# Weekend in the Marsh



## Top_Dog (Aug 1, 2007)

Spent Friday and Saturday fishing the marsh with the fly rod. Here are a few pictures. ****, there were some nice conditions this past weekend. Tides could have been lower, but oh well. I've got some video I'll put up later.


----------



## Top_Dog (Aug 1, 2007)

Red on the fly


----------



## Demeter (Apr 13, 2006)

Nice job. 
Did see many fish this weekend in the marsh? The tides were predicted to be very weak so I decided to skip the coast this weekend and watch world cup games. Your pictures are making me regret that decision.


----------



## Top_Dog (Aug 1, 2007)

There's plenty.


----------



## JayTeeDubya (Feb 24, 2013)

Nice fish & video - let me know if you ever need a fishing buddy!


----------



## Xplorin08 (Jan 18, 2011)

Very nice indeed. Did you throw exclusively black flies or were they hitting other colors as well?


----------



## Top_Dog (Aug 1, 2007)

Same fly both days...black craft fur as the tail with some crystal flash and then a strip of cross-cut black rabbit zonker wrapped around the head. 

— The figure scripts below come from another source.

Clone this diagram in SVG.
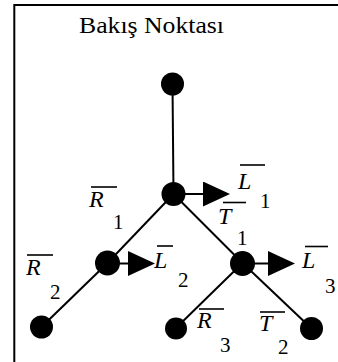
<svg xmlns="http://www.w3.org/2000/svg" width="338" height="362" viewBox="0 0 338 362">
<style>
.edge{stroke:#000;stroke-width:2;fill:none}
.node{fill:#000}
.ov{stroke:#000;stroke-width:1.6}
.v{font-style:italic;font-size:24px;fill:#000}
.s{font-size:21px;fill:#000}
.t{font-size:24px;fill:#000}
</style>
<defs>
<marker id="arr" markerUnits="userSpaceOnUse" markerWidth="27" markerHeight="25" refX="2" refY="12.5" orient="auto" viewBox="0 0 27 25">
<path d="M0,0 L27,12.5 L0,25 Z" fill="#000"/>
</marker>
</defs>
<rect x="14.3" y="5" width="340" height="370" fill="none" stroke="#000" stroke-width="2"/>
<g font-family="Liberation Serif, Times New Roman, serif">
<text class="t" x="79" y="33" textLength="145" lengthAdjust="spacingAndGlyphs">Bakış Noktası</text>
</g>
<g id="connectors">
<line class="edge" x1="172.5" y1="84" x2="173.5" y2="194"/>
<line class="edge" x1="173.5" y1="194" x2="107.5" y2="263"/>
<line class="edge" x1="173.5" y1="194" x2="242.5" y2="263"/>
<line class="edge" x1="107.5" y1="263" x2="41.5" y2="327"/>
<line class="edge" x1="242.5" y1="263" x2="176" y2="328"/>
<line class="edge" x1="242.5" y1="263" x2="311.5" y2="328.5"/>
<line class="edge" x1="185" y1="194" x2="205" y2="194" marker-end="url(#arr)"/>
<line class="edge" x1="119" y1="263.5" x2="130" y2="263.5" marker-end="url(#arr)"/>
<line class="edge" x1="254" y1="263.5" x2="270" y2="263.5" marker-end="url(#arr)"/>
</g>
<g id="n0"><circle class="node" cx="172.5" cy="84" r="11.5"/></g>
<g id="n1"><circle class="node" cx="173.5" cy="194" r="12"/></g>
<g id="n2"><circle class="node" cx="107.5" cy="263" r="12.5"/></g>
<g id="n3"><circle class="node" cx="242.5" cy="263.5" r="12.5"/></g>
<g id="n4"><circle class="node" cx="41.5" cy="327" r="11.5"/></g>
<g id="n5"><circle class="node" cx="176" cy="328.5" r="11"/></g>
<g id="n6"><circle class="node" cx="311.5" cy="328.5" r="11.5"/></g>
<g id="labels" font-family="Liberation Serif, Times New Roman, serif">
<g id="R1"><text class="v" x="89" y="207">R</text><line class="ov" x1="91" y1="187" x2="117" y2="187"/><text class="s" x="113" y="229">1</text></g>
<g id="L1"><text class="v" x="238" y="189">L</text><line class="ov" x1="240" y1="165" x2="265" y2="165"/><text class="s" x="260" y="208">1</text></g>
<g id="T1"><text class="v" x="218" y="224">T</text><line class="ov" x1="223" y1="202.5" x2="246" y2="202.5"/><text class="s" x="237" y="245">1</text></g>
<g id="L2"><text class="v" x="154" y="268">L</text><line class="ov" x1="157" y1="246" x2="173" y2="246"/><text class="s" x="178" y="287">2</text></g>
<g id="L3"><text class="v" x="302" y="268">L</text><line class="ov" x1="305" y1="246.5" x2="328" y2="246.5"/><text class="s" x="325" y="293">3</text></g>
<g id="R2"><text class="v" x="26" y="275">R</text><line class="ov" x1="27" y1="255" x2="53" y2="255"/><text class="s" x="50" y="299">2</text></g>
<g id="R3"><text class="v" x="197" y="328">R</text><line class="ov" x1="199" y1="309" x2="224" y2="309"/><text class="s" x="220" y="352">3</text></g>
<g id="T2"><text class="v" x="259" y="331">T</text><line class="ov" x1="260" y1="312" x2="285" y2="312"/><text class="s" x="278" y="354">2</text></g>
</g>
</svg>
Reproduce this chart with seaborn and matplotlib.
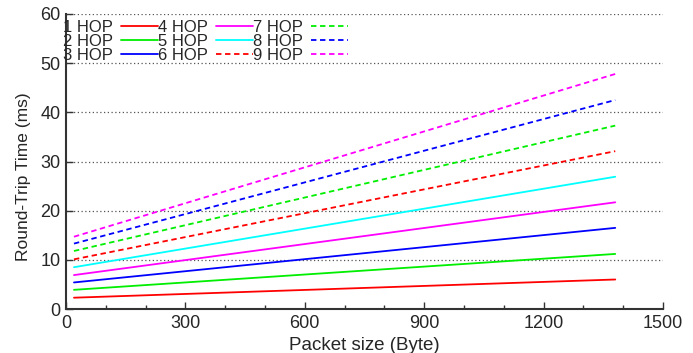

The water was very muddy...figured they'd be able to see this the best.


----------



## Erichugh22 (Mar 31, 2014)

I fished yesterday morning with no luck.. Casted into a herd of some absolute monster bull reds.. Had a take and I strip striked it right out of his mouth.. Made me sick. The take was epic though, i was throwing a small gurgler and he came up and crushed it.. Would have by far been my biggest red on the fly. Looks like you had a great weekend though, awesome pics, congrats!


----------



## flyakker (May 27, 2014)

I caught a sore shoulder the weekend before in Boliver. Nice!


----------